Baravelli: You gotta sister?
Baravelli: Well-a, you sister, she's a very sick man, you better come with us.
Mullen: Yeah? What happened to her?
Baravelli: She hadda accident in her automobile.
McCarthy: Ah, she has no automobile.
Baravelli: Well-a, maybe she's-a fall off-a horse. I don't-a look very close. Come on, we take you in our car.
Mullen: You will, eh? Well, I have no sister.
Baravelli: That's all right. We no gotta car. Come on.
Professor Wagstaff: Listen, madame, you've gotta give my son up.
Connie: Give him up?
Professor Wagstaff: You can't take him from me. He's all I've got in the world except a picture of George Washington crossing the Delaware.
Connie: But, Professor, I.
Professor Wagstaff: Whatever you say is a lie. He's only a shell of his former self, which nobody can deny. Whoopee.
Professor Wagstaff: I tell you, you're ruining that boy. You're ruining him. Why can't you do as much for me?

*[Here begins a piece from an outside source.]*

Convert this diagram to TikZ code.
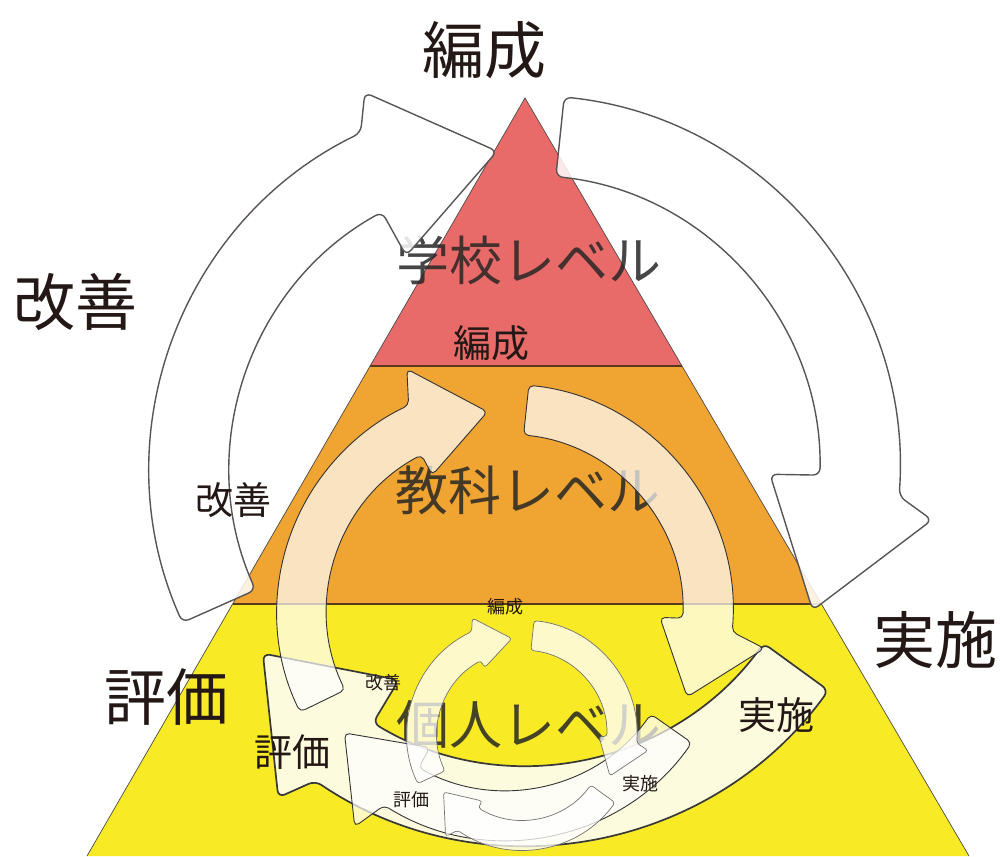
\documentclass[tikz,border=0pt]{standalone}
\usepackage{fontspec}
\setmainfont{Noto Sans CJK JP}
\usetikzlibrary{calc}
\definecolor{lvred}{HTML}{E96B69}
\definecolor{lvorange}{HTML}{F0A431}
\definecolor{lvyellow}{HTML}{F8EA25}
\definecolor{ink}{HTML}{231815}
\definecolor{bandline}{HTML}{5A3A1E}
\definecolor{arrowline}{HTML}{5A5555}
\def\tipd{0}
% #1 style, #2 centre, #3 inner r, #4 outer r, #5 tail angle, #6 head-base angle, #7 tip angle, #8 inner wing r, #9 outer wing r
\newcommand\cycarrow[9]{%
  \pgfmathsetmacro\tipr{(#3+#4)/2-\tipd}%
  \draw[#1] ($(#2)+(#5:#4)$) arc[start angle=#5, end angle=#6, radius=#4]
    -- ($(#2)+({#6-3}:#9)$) -- ($(#2)+(#7:\tipr)$) -- ($(#2)+({#6+3}:#8)$)
    -- ($(#2)+({#6+3}:#3)$) arc[start angle={#6+3}, end angle=#5, radius=#3] -- cycle;}
\begin{document}
\begin{tikzpicture}[x=1pt,y=1pt,
  bigarrow/.style={fill=white, fill opacity=0.85, draw=arrowline, line width=1.4, rounded corners=7},
  bigarrowb/.style={bigarrow, draw=black!78, line width=1.7},
  midarrow/.style={fill=white, fill opacity=0.7, draw=black!80, line width=0.9, rounded corners=5},
  smallarrow/.style={fill=white, fill opacity=0.76, draw=black!55, line width=0.7, rounded corners=3},
  lbig/.style={font=\fontsize{62}{62}\selectfont, text=ink, inner sep=0},
  lmid/.style={font=\fontsize{38}{38}\selectfont, text=ink, inner sep=0},
  lsmall/.style={font=\fontsize{18}{18}\selectfont, text=ink, inner sep=0},
  level/.style={font=\fontsize{53}{53}\selectfont, text=black!85, text opacity=0.85, inner sep=0}]
\useasboundingbox (0,0) rectangle (1000,856);
% pyramid
\coordinate (apex) at (525,758);
\coordinate (bl) at (87,0);
\coordinate (br) at (969,0);
\coordinate (l1) at (370,490);
\coordinate (r1) at (682,490);
\coordinate (l2) at (232.5,252);
\coordinate (r2) at (821.5,252);
\fill[lvred] (apex) -- (r1) -- (l1) -- cycle;
\fill[lvorange] (l1) -- (r1) -- (r2) -- (l2) -- cycle;
\fill[lvyellow] (l2) -- (r2) -- (br) -- (bl) -- cycle;
\draw[bandline, line width=1.8] (l1) -- (r1);
\draw[bandline, line width=1.8] (l2) -- (r2);
\draw[black!70, line width=0.7] (bl) -- (apex) -- (br);
% level labels
\node[level] (school) at (529,596) {学校レベル};
\node[level] (subject) at (528,366) {教科レベル};
\node[level] (person) at (529,131) {個人レベル};
% big cycle
\coordinate (cb) at (525,386);
\def\tipd{15}
\cycarrow{bigarrow}{cb}{295}{375}{204}{116}{95}{245}{410}
\cycarrow{bigarrow}{cb}{295}{375}{84}{-4}{-26}{245}{410}
\cycarrow{bigarrowb}{cb}{295}{375}{-36}{-124}{-145}{245}{410}
% medium cycle
\coordinate (cm) at (505,244);
\def\tipd{2}
\cycarrow{midarrow}{cm}{178}{228}{206}{115}{95}{155}{262}
\cycarrow{midarrow}{cm}{178}{228}{84}{-5}{-25}{155}{262}
\cycarrow{midarrow}{cm}{178}{228}{-35}{-122}{-143}{155}{262}
% small cycle
\coordinate (cs) at (522,121);
\def\tipd{3}
\cycarrow{smallarrow}{cs}{85}{115}{205}{116}{96}{77}{127}
\cycarrow{smallarrow}{cs}{85}{115}{84}{-4}{-25}{77}{127}
\cycarrow{smallarrow}{cs}{85}{115}{-36}{-124}{-144}{77}{127}
% labels
\node[lbig] (b1) at (484,806) {編成};
\node[lbig] (b2) at (75,554) {改善};
\node[lbig] (b3) at (935,216) {実施};
\node[lbig] (b4) at (166,159) {評価};
\node[lmid] (m1) at (491,513) {編成};
\node[lmid] (m2) at (233,356) {改善};
\node[lmid] (m3) at (776,141) {実施};
\node[lmid] (m4) at (292,104) {評価};
\node[lsmall] (s1) at (505,249) {編成};
\node[lsmall] (s2) at (383,173) {改善};
\node[lsmall] (s3) at (640,72) {実施};
\node[lsmall] (s4) at (411,56) {評価};
\end{tikzpicture}
\end{document}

Professor Wagstaff: What's all this talk I hear about you fooling around with the college widow? No wonder you can't get out of college. Twelve years in one college! I went to three colleges in twelve years and fooled around with three college widows. When I was your age I went to bed right after supper. Sometimes I went to bed before supper. Sometimes I went without my supper and I didn't go to bed at all. A college widow stood for something in those days. In fact she stood for plenty.
Professor Wagstaff: In case I never see you again, which would add ten years to my life, what would you fellas want to play football?
Baravelli: Well, first we want a football.
Professor Wagstaff: Well, I don't know if we've got a football, but if I can find one, would you be interested? I don't want a hasty answer, just sleep on it.
Baravelli: I no think I can sleep on a football.